One or two well known authors have joined this game, exhorting writers to produce better work. I have your names a list. You’ll be first against the wall.

To repeat a point I have made before, I am talking about good writing here. The content of a book doesn’t concern me – from the biography of a vacuous celebrity to a complex philosophical argument; from the latest western or hospital romance to high literature (via any and all genres, sub-genres, and anti-genres) – we should have all those. But there is no reason on earth why any one of those should get into print if it is badly written.
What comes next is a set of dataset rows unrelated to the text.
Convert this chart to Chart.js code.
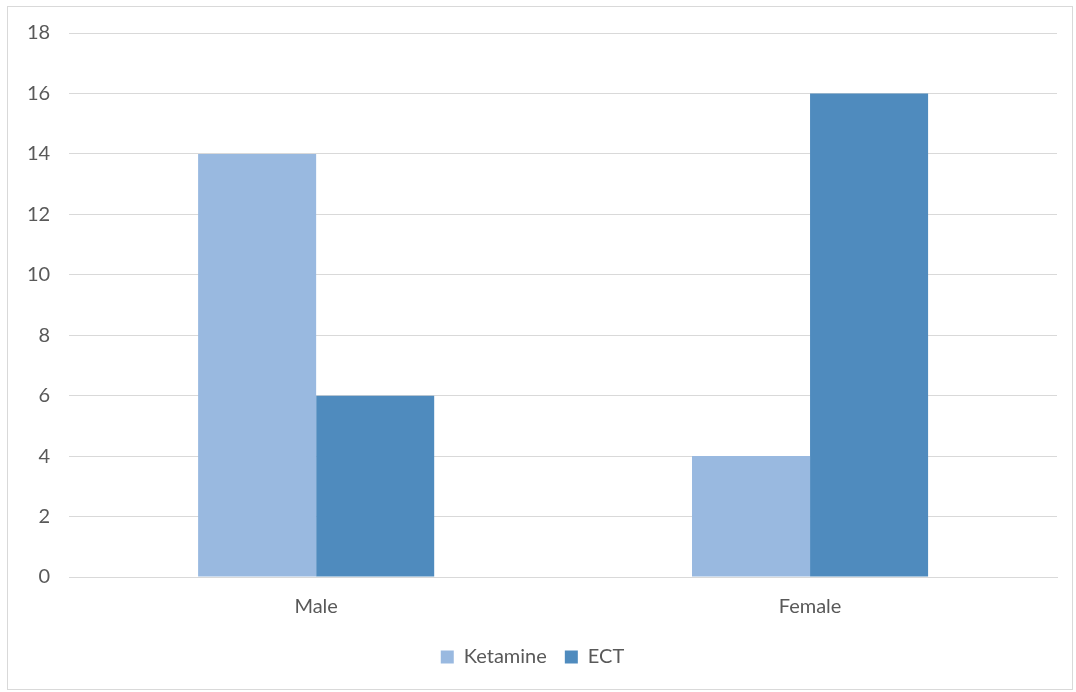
<!DOCTYPE html>
<html>
<head>
<meta charset="utf-8">
<script src="https://cdn.jsdelivr.net/npm/chart.js@4"></script>
<style>
  body { margin: 0; background: #fff; }
  #frame { position: absolute; left: 7px; top: 6px; width: 1064px; height: 682px; border: 1px solid #d9d9d9; }
  #wrap { position: absolute; left: 8px; top: 2px; width: 1064px; height: 687px; }
</style>
</head>
<body>
<div id="frame"></div>
<div id="wrap"><canvas id="myChart"></canvas></div>
<script>
let categories = ["Male", "Female"];
let ketamine = [14, 4];
let ect = [6, 16];
let yTicks = [0, 2, 4, 6, 8, 10, 12, 14, 16, 18];

let ctx = document.getElementById("myChart").getContext("2d");

let myChart = new Chart(ctx, {
  type: "bar",
  data: {
    labels: categories,
    datasets: [
      { label: "Ketamine", data: ketamine, backgroundColor: "#99b9e0" },
      { label: "ECT", data: ect, backgroundColor: "#4f8bbe" },
    ],
  },
  options: {
    responsive: true,
    maintainAspectRatio: false,
    animation: false,
    categoryPercentage: 0.478,
    barPercentage: 1,
    layout: { padding: { top: 10, right: 15, left: 0, bottom: 12 } },
    plugins: {
      legend: {
        position: "bottom",
        labels: {
          boxWidth: 13,
          boxHeight: 13,
          color: "#595959",
          font: { family: "Lato", size: 20 },
          padding: 18,
        },
      },
      tooltip: { enabled: false },
    },
    scales: {
      x: {
        grid: { display: false },
        border: { color: "#d9d9d9" },
        ticks: { color: "#595959", font: { family: "Lato", size: 20 }, padding: 10 },
      },
      y: {
        min: 0,
        max: 18,
        afterBuildTicks: (axis) => {
          axis.ticks = yTicks.map((v) => ({ value: v }));
        },
        grid: { color: "#d9d9d9", drawTicks: false },
        border: { display: false },
        ticks: { color: "#595959", font: { family: "Lato", size: 20 }, padding: 19 },
      },
    },
  },
});
</script>
</body>
</html>
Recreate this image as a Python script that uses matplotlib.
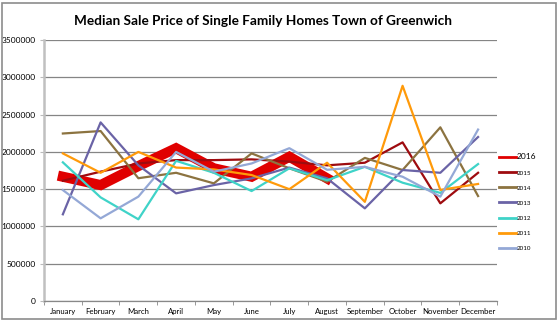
import matplotlib
matplotlib.use("Agg")
import matplotlib.pyplot as plt
from matplotlib.patches import Rectangle

months = ["January", "February", "March", "April", "May", "June", "July",
          "August", "September", "October", "November", "December"]

y2016 = [1667000, 1555000, 1810000, 2050000, 1780000, 1667000, 1935000, 1645000]
y2015 = [1613000, 1735000, 1845000, 1890000, 1890000, 1900000, 1870000, 1820000,
         1855000, 2128000, 1310000, 1720000]
y2014 = [2247000, 2280000, 1647000, 1720000, 1578000, 1980000, 1780000, 1600000,
         1920000, 1757000, 2330000, 1408000]
y2013 = [1163000, 2396000, 1820000, 1444000, 1555000, 1645000, 1790000, 1645000,
         1243000, 1757000, 1720000, 2200000]
y2012 = [1860000, 1390000, 1096000, 1880000, 1720000, 1475000, 1780000, 1620000,
         1800000, 1587000, 1450000, 1837000]
y2011 = [1980000, 1720000, 2000000, 1790000, 1765000, 1690000, 1500000, 1855000,
         1330000, 2887000, 1490000, 1570000]
y2010 = [1488000, 1109000, 1400000, 2000000, 1735000, 1845000, 2050000, 1760000,
         1800000, 1667000, 1400000, 2300000]

series_names = ["2016", "2015", "2014", "2013", "2012", "2011", "2010"]
series_vals = [y2016, y2015, y2014, y2013, y2012, y2011, y2010]
colors = ["#E00000", "#9E0B0F", "#8C7340", "#6A63A6", "#3FD3C8", "#FF9A0A", "#94A8D6"]
widths = [7.3, 1.6, 1.6, 1.6, 1.6, 1.6, 1.6]
yticks = [0, 500000, 1000000, 1500000, 2000000, 2500000, 3000000, 3500000]

plt.rcParams['font.family'] = ['Lato', 'DejaVu Sans']

fig = plt.figure(figsize=(5.59, 3.26), dpi=100)
fig.patches.append(Rectangle((0.004, 0.02), 0.99, 0.972, transform=fig.transFigure,
                             fill=False, edgecolor="#8C8C8C", linewidth=1.2))
ax = fig.add_axes([0.0787, 0.0767, 0.8103, 0.8003])

x = list(range(len(months)))
for name, vals, c, w in zip(series_names, series_vals, colors, widths):
    ax.plot(x[:len(vals)], vals, color=c, linewidth=w, label=name,
            solid_joinstyle="miter" if w > 3 else "round", zorder=3)

ax.set_xlim(-0.5, 11.5)
ax.set_ylim(0, 3500000)
ax.set_yticks(yticks)
ax.set_yticklabels([str(v) for v in yticks], fontsize=6)
ax.set_xticks(x)
ax.set_xticklabels(months, fontsize=5.6)
ax.set_xticks([i + 0.5 for i in range(-1, 12)], minor=True)
ax.tick_params(axis="x", which="major", length=0, pad=5)
ax.tick_params(axis="x", which="minor", length=3, color="#888888")
ax.tick_params(axis="y", length=3, color="#BBBBBB", pad=3)
ax.yaxis.grid(True, color="#858585", linewidth=0.9)
ax.set_axisbelow(True)
for s in ["top", "right"]:
    ax.spines[s].set_visible(False)
ax.spines["left"].set_color("#C0C0C0")
ax.spines["left"].set_linewidth(1.8)
ax.spines["bottom"].set_color("#888888")
ax.spines["bottom"].set_linewidth(0.9)

fig.text(0.47, 0.935, "Median Sale Price of Single Family Homes Town of Greenwich",
         ha="center", va="center", fontsize=9.8, fontweight="bold")

leg = ax.legend(loc="upper left", bbox_to_anchor=(1.0, 0.575), frameon=False,
                fontsize=4.5, handlelength=2.6, labelspacing=1.55, handletextpad=0.1,
                borderaxespad=0)
for h in leg.get_lines():
    h.set_linewidth(2)
leg.get_texts()[0].set_fontsize(6)

fig.savefig("out.png", dpi=100)
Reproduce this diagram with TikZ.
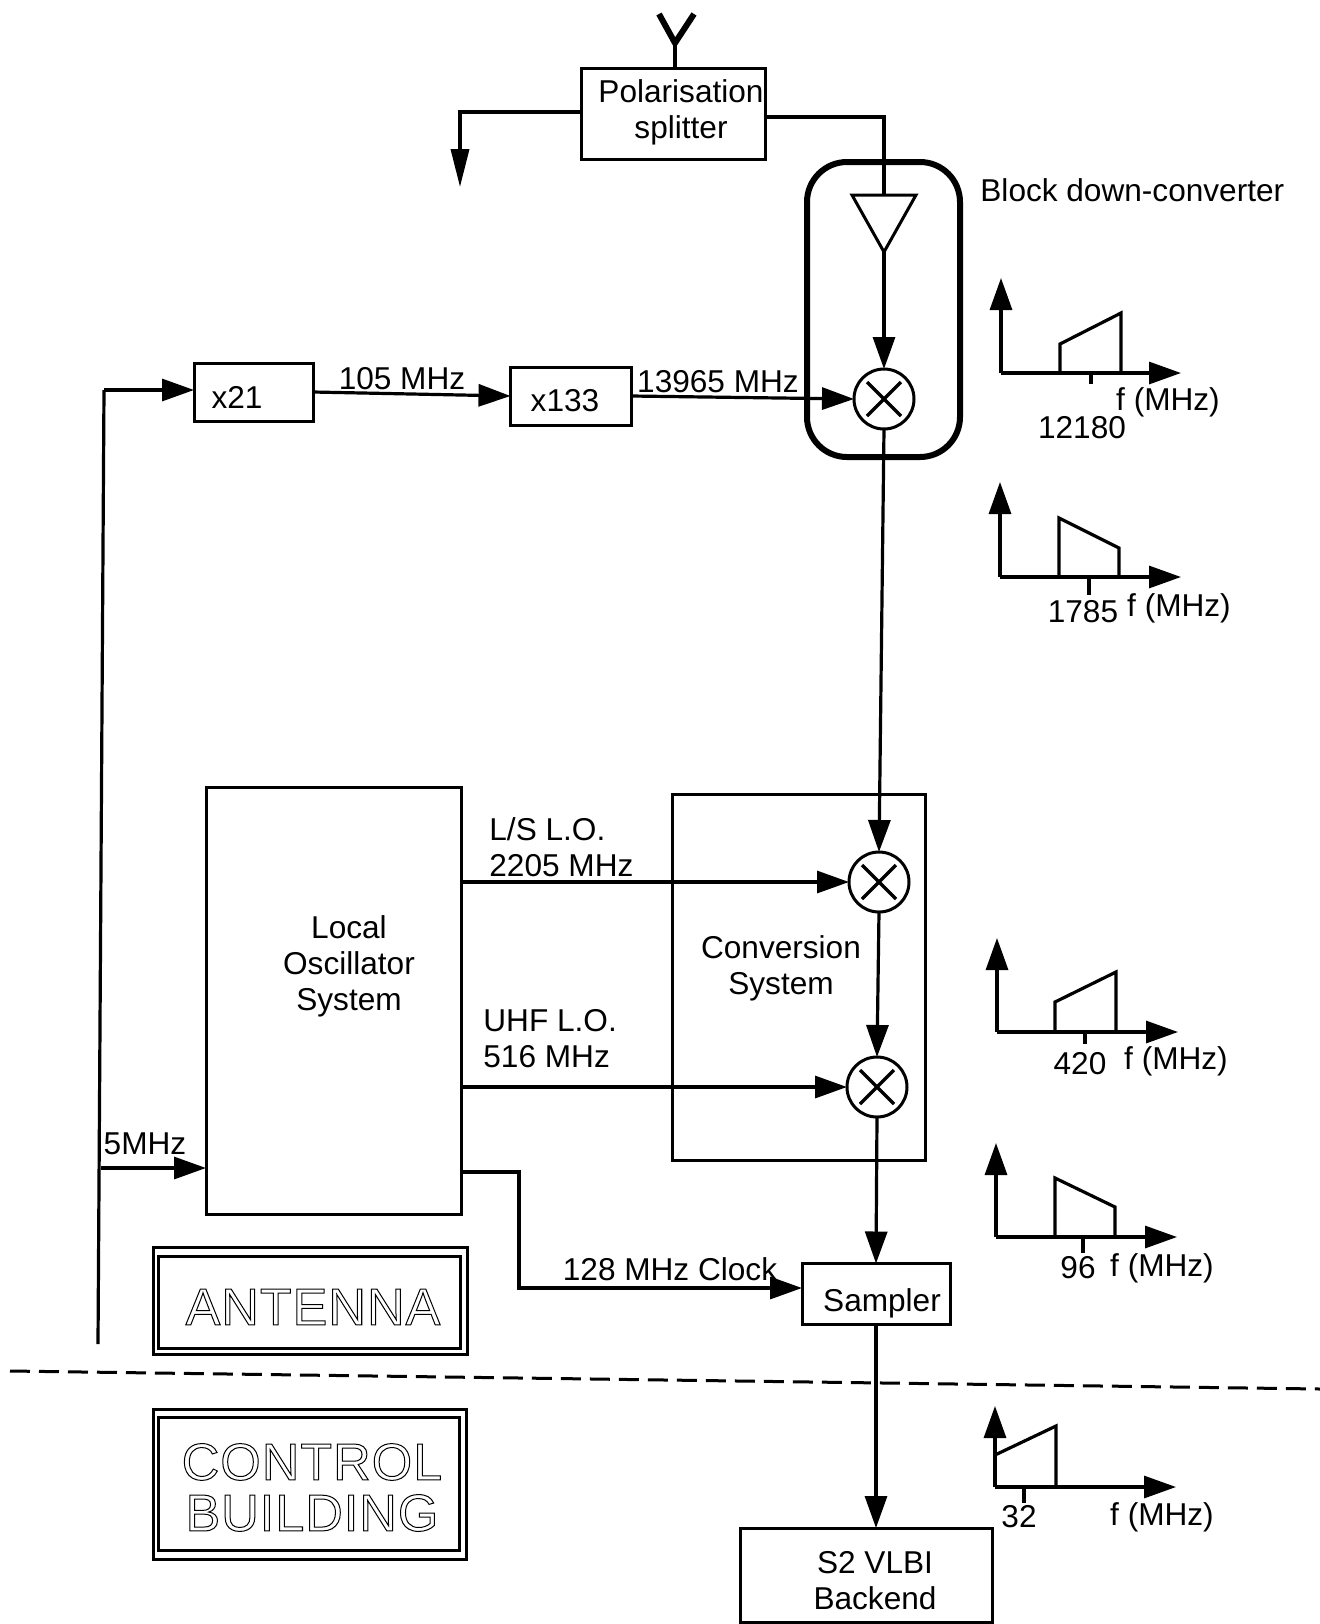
\documentclass[tikz,border=0pt]{standalone}
\usepackage{fontspec}
\setsansfont{Liberation Sans}
\newfontfamily\signfont[LetterSpace=2]{Liberation Sans}
\usepackage{tikz}
\usetikzlibrary{arrows.meta, shapes.geometric, positioning, calc}
\newcommand{\hollow}[1]{\special{pdf:code 1 Tr 0.5 w}#1\special{pdf:code 0 Tr}}

\begin{document}
\begin{tikzpicture}[
  x=0.5pt, y=-0.5pt,
  font=\sffamily\fontsize{15.8}{18}\selectfont,
  box/.style    = {draw, line width=1.5pt, align=center, inner sep=0pt, outer sep=0pt},
  mixer/.style  = {draw, circle, line width=1.5pt, minimum size=30pt, inner sep=0pt, outer sep=0pt,
                   path picture={
                     \draw[line width=1.7pt] ([shift={(-8.5pt,-8.5pt)}]path picture bounding box.center)
                        -- ([shift={(8.5pt,8.5pt)}]path picture bounding box.center);
                     \draw[line width=1.7pt] ([shift={(-8.5pt,8.5pt)}]path picture bounding box.center)
                        -- ([shift={(8.5pt,-8.5pt)}]path picture bounding box.center);}},
  amp/.style    = {draw, isosceles triangle, isosceles triangle stretches, shape border rotate=-90,
                   minimum width=32pt, minimum height=28.5pt, inner sep=0pt, outer sep=0pt,
                   line width=1.5pt},
  sign/.style   = {draw, line width=1.5pt, inner sep=0pt, outer sep=0pt},
  lbl/.style    = {inner sep=0pt, align=center},
  signtext/.style = {inner sep=0pt, font=\signfont\fontsize{26}{26}\selectfont},
  arr/.style    = {-{Triangle[length=16pt,width=11pt]}, line width=1.6pt},
  wire/.style   = {line width=1.6pt},
  band/.style   = {line width=1.6pt},
]
\useasboundingbox (0,0) rectangle (1320,1624);

%% Feed and splitter
\node[box, minimum width=92pt, minimum height=45.5pt] (polar) at (673,114) {};
\node[lbl] (polartext) at (681,112) {Polarisation\\splitter};
\coordinate (feedtip) at (675,43);
\coordinate (feedl) at (659,14);
\coordinate (feedr) at (694,14);
\coordinate (polleft) at (460,112);
\coordinate (poldown) at (460,187);
\draw[line width=3pt] (feedl) -- (feedtip) -- (feedr);
\draw[wire] (feedtip) -- (polar.north -| feedtip);
\draw[-{Triangle[length=19pt,width=9pt]}, line width=1.8pt] (polar.west |- polleft) -- (polleft) -- (poldown);

%% Block down-converter
\node[box, line width=3pt, rounded corners=20pt, minimum width=76.5pt, minimum height=147.5pt]
     (bdc) at (883.5,309.5) {};
\node[lbl, anchor=west] (bdclabel) at (980,190) {Block down-converter};
\node[amp, anchor=apex] (lna) at (884,252) {};
\node[mixer] (mixrf) at (884,399) {};
\draw[wire] ([yshift=-1.5pt]polar.east) -| (lna.lower side);
\draw[arr] (lna.apex) -- (mixrf.north);

%% Multipliers
\node[box, minimum width=59.5pt, minimum height=29pt] (xa) at (253.5,392) {};
\node[lbl] (xatext) at (237,397) {x21};
\node[box, minimum width=60.5pt, minimum height=29pt] (xb) at (571,396) {};
\node[lbl] (xbtext) at (565,401) {x133};
\coordinate (bustop) at (104,390);
\coordinate (busbot) at (98,1344);
\coordinate (bustee) at (101,1168);
\draw[wire] (bustop) -- (busbot);
\draw[arr] (bustop) -- (bustop -| xa.west);
\draw[arr] (xa.east) -- (xb.west);
\draw[arr] (xb.east) -- (mixrf.west);
\node[lbl] (mhza) at (402,379) {105 MHz};
\node[lbl] (mhzb) at (718,382) {13965 MHz};

%% Local oscillator
\node[box, minimum width=127.5pt, minimum height=213.5pt] (lo) at (333.5,1000.5) {};
\node[lbl] (lotext) at (349,966) {Local\\Oscillator\\System};
\node[lbl] (fivemhz) at (145,1144) {5MHz};
\draw[arr] (bustee) -- (bustee -| lo.west);

%% Conversion system
\node[box, minimum width=126.5pt, minimum height=183pt] (conv) at (798.5,977) {};
\node[lbl] (convtext) at (781,968) {Conversion\\System};
\node[mixer] (mixls) at (879,882) {};
\node[mixer] (mixuhf) at (877,1087) {};
\draw[arr] (mixrf.south) -- (mixls.north);
\draw[arr] (mixls.south) -- (mixuhf.north);
\draw[arr] (lo.east |- mixls.west) -- (mixls.west);
\draw[arr] (lo.east |- mixuhf.west) -- (mixuhf.west);
\node[lbl, anchor=west, align=left] (lslabel) at (489,847) {L/S L.O.\\2205 MHz};
\node[lbl, anchor=west, align=left] (uhflabel) at (483,1039) {UHF L.O.\\516 MHz};

%% Sampler and backend
\node[box, minimum width=74pt, minimum height=30.5pt] (sampler) at (876,1294) {};
\node[lbl] (samplertext) at (882,1303) {Sampler};
\node[box, minimum width=126pt, minimum height=47pt] (backend) at (866,1575) {};
\node[lbl] (backendtext) at (875,1581) {S2 VLBI\\Backend};
\coordinate (loclk) at (461,1172);
\draw[arr] (loclk) -- ++(58,0) |- ([yshift=3pt]sampler.west);
\node[lbl] (clklabel) at (670,1269) {128 MHz Clock};
\draw[arr] (mixuhf.south) -- (sampler.north);
\draw[arr] (sampler.south) -- (sampler.south |- backend.north);

%% Boundary
\coordinate (bounda) at (10,1371);
\coordinate (boundb) at (1320,1389);
\draw[line width=1.5pt, dash pattern=on 10pt off 4.5pt] (bounda) -- (boundb);

%% Location signs
\node[sign, minimum width=157pt, minimum height=53.5pt] (antsign) at (310,1300.5) {};
\node[sign, minimum width=151pt, minimum height=46pt] (antinner) at (309,1302) {};
\node[signtext] (anttext) at (313,1307) {\hollow{ANTENNA}};
\node[sign, minimum width=156.5pt, minimum height=75pt] (ctlsign) at (309.5,1484) {};
\node[sign, minimum width=150.5pt, minimum height=66.5pt] (ctlinner) at (308.5,1483.5) {};
\node[signtext] (ctltext) at (312,1462) {\hollow{CONTROL}};
\node[signtext] (bldtext) at (312,1513) {\hollow{BUILDING}};

%% Spectrum at 12180
\coordinate (oa) at (1001,373);
\draw[arr] (oa) -- ++(0,-95);
\draw[arr] (oa) -- ++(180,0);
\draw[band] (1060,373) -- (1060,344) -- (1121,313) -- (1121,373);
\draw[wire] (1091,373) -- ++(0,11);
\node[lbl] (fa) at (1168,402) {f (MHz)};
\node[lbl] (ta) at (1082,428) {12180};

%% Spectrum at 1785
\coordinate (ob) at (1000,577);
\draw[arr] (ob) -- ++(0,-95);
\draw[arr] (ob) -- ++(181,0);
\draw[band] (1059,577) -- (1059,518) -- (1119,548) -- (1119,577);
\draw[wire] (1089,577) -- ++(0,18);
\node[lbl] (fb) at (1179,608) {f (MHz)};
\node[lbl] (tb) at (1083,612) {1785};

%% Spectrum at 420
\coordinate (oc) at (997,1032);
\draw[arr] (oc) -- ++(0,-94);
\draw[arr] (oc) -- ++(181,0);
\draw[band] (1055,1032) -- (1055,1002) -- (1116,972) -- (1116,1032);
\draw[wire] (1085,1032) -- ++(0,12);
\node[lbl] (fc) at (1176,1061) {f (MHz)};
\node[lbl] (tc) at (1080,1064) {420};

%% Spectrum at 96
\coordinate (od) at (996,1237);
\draw[arr] (od) -- ++(0,-94);
\draw[arr] (od) -- ++(181,0);
\draw[band] (1055,1237) -- (1055,1178) -- (1115,1207) -- (1115,1237);
\draw[wire] (1083,1237) -- ++(0,16);
\node[lbl] (fd) at (1162,1268) {f (MHz)};
\node[lbl] (td) at (1078,1268) {96};

%% Spectrum at 32
\coordinate (oe) at (995,1487);
\draw[arr] (oe) -- ++(0,-81);
\draw[arr] (oe) -- ++(181,0);
\draw[band] (995,1455) -- (1056,1426) -- (1056,1487);
\draw[wire] (1024,1487) -- ++(0,16);
\node[lbl] (fe) at (1162,1517) {f (MHz)};
\node[lbl] (te) at (1019,1517) {32};

\end{tikzpicture}
\end{document}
Dull books are borderline. Some people like to plod through a story. But writers who are semi-literate, whose bad writing screams a constant distraction from the story, who break all the rules agents and editors exhort us to keep because they do not know what those rules are, who re-write their favourite author’s work – they should not be getting into print. But they are.

Why? Why is this? Where did it all start to go so wrong? At what point did the commercial drive, the desire to line the pockets of shareholders, take over so completely that any old product would do as long as makes a big enough return on the investment. And why can this not be done by producing quality books by hard working authors. Sure, we’d all like to live in luxury, lie on our sofas and dictate a novel a week to our secretary – take the other eleven months of the year off. In reality, writers would be happy to earn a decent living for their hard work and not get kicked in the teeth on a regular basis by stories like this that demonstrate their livelihood is in the hands of idiots.


* I have never believed in a Golden Age of publishing. It has never been perfect. But it sure has been better.
** I’m not picking on these particular celebrities (before anyone accuses me of being sexist, racist, or a music lover).

11 comments:

Amanda said...

Very well said, Graeme! You have a great way with words.

Annie

Graeme K Talboys said...

Thanks. I enjoy a good rant.

Zinnia Cyclamen said...

Hahaha the music lover punchline left me cackling, thank you!

Flowerpot said...

nothing like a good rant! Gets it out of the system...

Dave Tex said...

While the publishers are at fault for publishing these terrible celebrity books, the consumers are even more to blame for creating such a market for it.

If idiocy sells, keep producing it. It's unfortunate that this isn't isolated to just TV and movies anymore.

This is yet another symptom of living in this dumb world.

Cheers.
www.therookiewriter.com

BT said...

Dave tex hit the nail on the head. While so called 'celebrities' are valued so highly by the public, the situation will never change. It's pathetic.

An enjoyable rant, Graeme.
Gina (sort of mother in law to Rachel Leatherdyke)!!

Graeme K Talboys said...

I agree there is a huge appetite for 'celebrity' at the moment, but I sometimes wonder if that is not simply because there is little else on offer in the way of entertainment.

Chicken or egg, I suppose.

Papoosue said...

lack of entertainment and general lack of contentment with life methinks. Still enjoying your blog, Graeme :-)

Dave Tex said...

I think there is a plenty of entertainment out there, but it's a matter of taking that extra minute to find it.

Whether it be music, magazines, movies, or what have you, people seem to take the most available option. They take whatever is put directly in front of them. Which is often ... wait for it ... crap.

Once you take that extra minute to find something it's only a matter of time before you find a network of entertainment better suited to you.

People like things because they think other people like them. Marketing is the key. If it weren't, would people really give a rat's ass about Paris Hilton?

www.therookiewriter.com

Milla said...

Hi, Graeme, you are so on the money. This sentence says it all: "Those same agents and publishers ignore their own advice and buy up dreck and drool over celebrity deals so they can shift vast amounts of their garbage at Christmas." I came here via Lane's and like what I see.

Graeme K Talboys said...

Thanks, folks, for your responses. I suspect it is an issue to which I will return.